Mural from the campus of the National University of Colombia in Bogotá, titled 'We are the Peace-Makers'.Julia Paulson

Press release issued: 9 November 2018

Ten new research projects announced by UK Research and Innovation (UKRI) will address issues facing Colombia’s transition from conflict to peace.

This includes a project led by academics from the University of Bristol to support community members in some of Colombia's most marginalised municipalities to produce creative pieces of memory work.

Creating memory work means using the pain of the past to create something useful for working towards peace in the present and future.

Working with a set of national partners (including the National Library of Colombia, the Ruta Pacifica de las Mujeres women’s group, and the National Network of Memory Sites) the project will enable victims to develop the skills, networks, and confidence to share their memories on a national stage, including with Colombia's Truth Commission. 

The project aims to contribute to a sustainable, inclusive reconciliation process in Colombia, after Peace Accords ended the long-running armed conflict between the FARC-EP guerrilla group and the Colombia state in 2016.

In doing so, it also aims to generate important knowledge which might be applied globally about the potential for localised processes of reconciliation to be connected with formal initiatives like Truth Commissions and shared in schools using co-production and digital methodologies.

These lessons will be valuable for global policy discussions around transitional justice and for academic debates across our disciplines.

Professor Matthew Brown from Bristol’s School of Modern Languages, will lead the UK-side of project along with Dr Julia Paulson from Bristol’s School of Education. He said: “This is a big, international project which aims to co-produce new knowledge about Colombia’s difficult past. By working directly with some of the people who have been most affected by the armed conflict, but whose histories are not widely known, we hope that the project will have a significant effect in producing an inclusive reconciliation process.

“We are delighted to be working in collaboration with the National University of Colombia, and our colleagues Fabio Lopez de la Roche and Maria-Teresa Pinto Ocampo, and to building upon the trusting working relationship between Colombia and Bristol.”

The ten projects, launched by UKRI in partnership with Colombia’s Administrative Department of Science, Technology and Innovation (Colciencias) have been funded with £2.8 million through the Newton Fund. UK researchers will collaborate with colleagues in Colombia on projects designed to promote peaceful and inclusive societies for sustainable development using the arts, humanities and social sciences.

Professor Andrew Thompson, UKRI Champion for International and Executive Chair of the Arts and Humanities Research Council (AHRC), said: “These projects will contribute to a more just and peaceful world,assess the causes and effects of long-term conflict and promote sustainable development by starting a dialogue based on understanding and respect.

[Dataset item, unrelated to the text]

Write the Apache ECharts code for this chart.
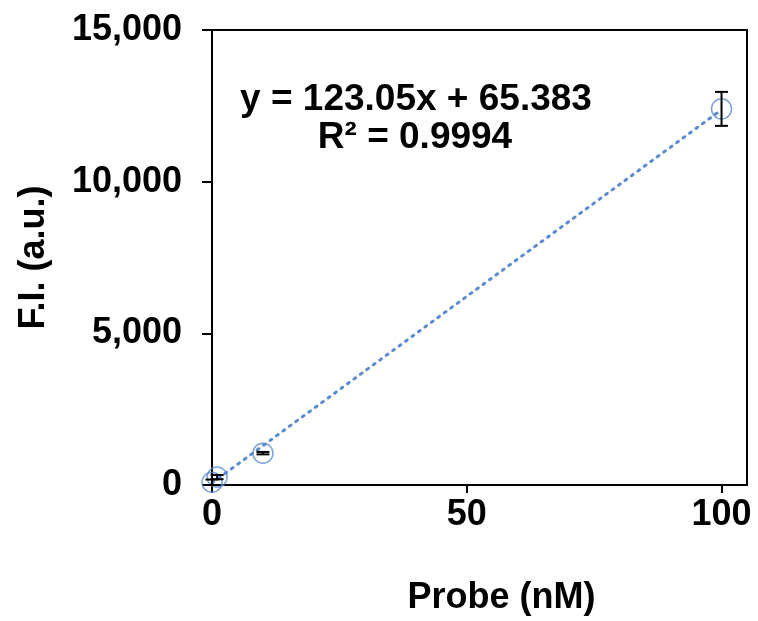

“It is heartening to see, in the Colombian context, research projects that take fresh approaches to tackling development challenges. As well as being insightful in themselves, I hope they will also open up new corridors of research practice within the arts, humanities, and social sciences.” 

Dr Eduardo Rojas Pineda, Colciencias Director of Research Development, said:“This initiative promotes the consolidation of a scientific community across different research areas and the promotion of the transfer of knowledge in ways that will contribute to the economic and social development of Colombia in collaboration with UKRI. These are internationally competitive, transformative and high-quality collaborative projects which address a broad range of areas related to peace transitions in Colombia.”

The new projects, being led by UKRI’s AHRC and Economic and Social Research Council, address a broad range of areas relating to post-conflict transitions in Colombia.

This announcement is an example of UKRI’s vision that international collaboration is key to ensuring world-leading research and development, and global challenges require global solutions, across nations and disciplines. Find out more about our international work by following the hashtag #UKRIGlobal on Twitter.

Further information

UK Research and Innovationis a new body which works in partnership with universities, research organisations, businesses, charities, and government to create the best possible environment for research and innovation to flourish. We aim to maximise the contribution of each of our component parts, working individually and collectively. We work with our many partners to benefit everyone through knowledge, talent and ideas.

Operating across the whole of the UK with a combined budget of more than £6 billion, UK Research and Innovation brings together the seven Research Councils, Innovate UK and a new organisation, Research England.

The Newton Fund builds research and innovation partnerships with 17 active partner countries to support their economic development and social welfare, and to develop their research and innovation capacity for long-term sustainable growth. It has a total UK Government investment of £735 million up until 2021, with matched resources from the partner countries.

The Newton Fund is managed by the UK Department for Business, Energy and Industrial Strategy (BEIS), and delivered through 7 UK delivery partners, which includes UK Research and Innovation (comprising the 7 research councils and Innovate UK), the UK Academies, the British Council and the Met Office.